Quelques avis et retours d’expérience

  1. Sécurité : communication, urgence
    Sur la HRP, la communication avec un GSM est réduite, largement moins de 50% du temps selon mes observations. Même sur les services d’urgence du 15, 17, 18, 112, 114 en mode multi-opérateur, n’offrent pas de solution.
    Pour le randonneur solitaire immobilisé, il n’y aura d’autre solution que d’attendre le passage d’un randonneur. Ce qui suppose de ne pas s’être écarté du chemin.

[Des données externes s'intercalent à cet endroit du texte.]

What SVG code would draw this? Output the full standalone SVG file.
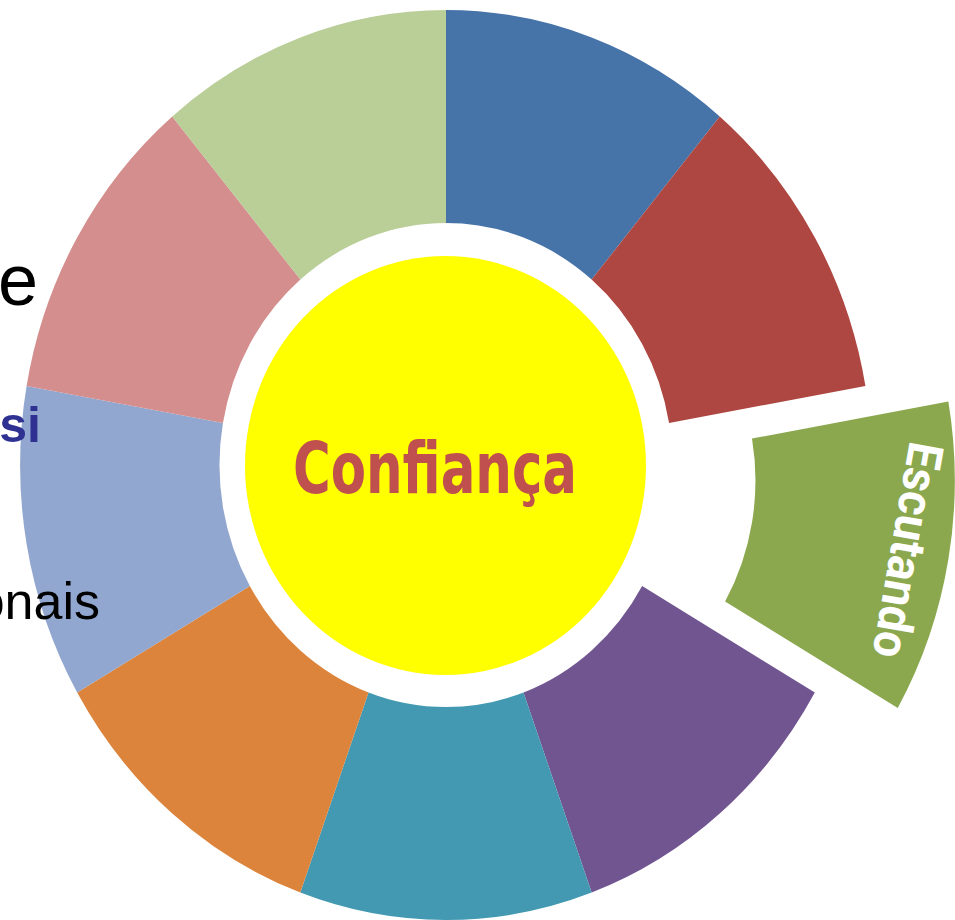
<svg xmlns="http://www.w3.org/2000/svg" width="955" height="920" viewBox="0 0 955 920">
<style>
.lbl{font-family:"Liberation Sans",Arial,sans-serif;}
.center{font-family:"Liberation Sans Narrow","DejaVu Sans Condensed","Liberation Sans",sans-serif;font-weight:bold;fill:#C0504D;}
.seg-text{font-family:Roboto,"Open Sans",sans-serif;font-weight:700;fill:#ffffff;}
</style>
<rect width="955" height="920" fill="#ffffff"/>
<g id="ring" transform="translate(446,465) scale(0.936,1)">
  <g id="seg-blue"><path fill="#4673A8" d="M0,-455 A455,455 0 0 1 292.47,-348.55 L155.56,-185.38 A242,242 0 0 0 0,-242 Z"/></g>
  <g id="seg-red"><path fill="#AE4641" d="M292.47,-348.55 A455,455 0 0 1 448.09,-79.01 L238.32,-42.02 A242,242 0 0 0 155.56,-185.38 Z"/></g>
  <g id="seg-escutando" transform="translate(88.6,15.6)"><path fill="#8BA84E" d="M448.09,-79.01 A455,455 0 0 1 394.04,227.5 L209.58,121 A242,242 0 0 0 238.32,-42.02 Z"/></g>
  <g id="seg-purple"><path fill="#715590" d="M394.04,227.5 A455,455 0 0 1 155.62,427.56 L82.77,227.41 A242,242 0 0 0 209.58,121 Z"/></g>
  <g id="seg-teal"><path fill="#4299B1" d="M155.62,427.56 A455,455 0 0 1 -155.62,427.56 L-82.77,227.41 A242,242 0 0 0 82.77,227.41 Z"/></g>
  <g id="seg-orange"><path fill="#DC843B" d="M-155.62,427.56 A455,455 0 0 1 -394.04,227.5 L-209.58,121 A242,242 0 0 0 -82.77,227.41 Z"/></g>
  <g id="seg-lightblue"><path fill="#91A7CF" d="M-394.04,227.5 A455,455 0 0 1 -448.09,-79.01 L-238.32,-42.02 A242,242 0 0 0 -209.58,121 Z"/></g>
  <g id="seg-pink"><path fill="#D38E8D" d="M-448.09,-79.01 A455,455 0 0 1 -292.47,-348.55 L-155.56,-185.38 A242,242 0 0 0 -238.32,-42.02 Z"/></g>
  <g id="seg-lightgreen"><path fill="#BACE98" d="M-292.47,-348.55 A455,455 0 0 1 0,-455 L0,-242 A242,242 0 0 0 -155.56,-185.38 Z"/></g>
</g>
<g id="label-escutando">
  <text class="seg-text" font-size="49" transform="translate(910,440) rotate(100)" textLength="218" lengthAdjust="spacingAndGlyphs">Escutando</text>
</g>
<g id="center-node">
  <ellipse cx="445.5" cy="465.5" rx="200.5" ry="209.5" fill="#FFFF00"/>
  <text class="center" x="435" y="493" font-size="71" text-anchor="middle" textLength="284" lengthAdjust="spacingAndGlyphs">Confiança</text>
</g>
<g id="side-texts">
  <text class="lbl" x="38" y="305" font-size="72" text-anchor="end" fill="#000000">e</text>
  <text class="lbl" x="41" y="442" font-size="50" font-weight="bold" text-anchor="end" fill="#2E3192">si</text>
  <text class="lbl" x="100" y="619" font-size="52" text-anchor="end" fill="#000000">onais</text>
</g>
</svg>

    Un soir où j’ai craint mettre fait une entorse je me suis inquiété du sujet. Après différentes recherches et échanges avec des randonneurs avertis ou des guides, je me suis acheté une balise satellitaire (InReachMe de Garmin)) qui inclut la possibilité d’un abonnement à un service d’urgence 24/24 sur tous les continents (sauf arctique et antarctique). C’est cher mais la sécurité a-t-elle un prix ?
  2. Autonomie électrique
    C’est un point très important de garantir cette autonomie. J’avais fait le choix de ne pas emmener de cartes papier et de numériser les topo-guides. J’ai été autonome avec un capteur solaire qui alimente en permanence une batterie (power bank) de 10 000 mA ou les accus de l’appareil photo. Ce capteur assure la recharge : des batteries de l’appareil photo/vidéo, le smartphone, la montre, la frontale.
    Tout à bien fonctionné sauf une fois où après 3 jours très peu ensoleillés j’ai été obligé de faire une pause dans un refuge pour recharger.
  3. Optimiser le transport de l’eau et l’alimentation
    Au fil de l’eau 😉 j’ai optimisé le volume transporté, l’eau est très présente dans la première moitié ouest de la HRP.
    Pour l’alimentation, voir le commentaire “faim” ci-dessus.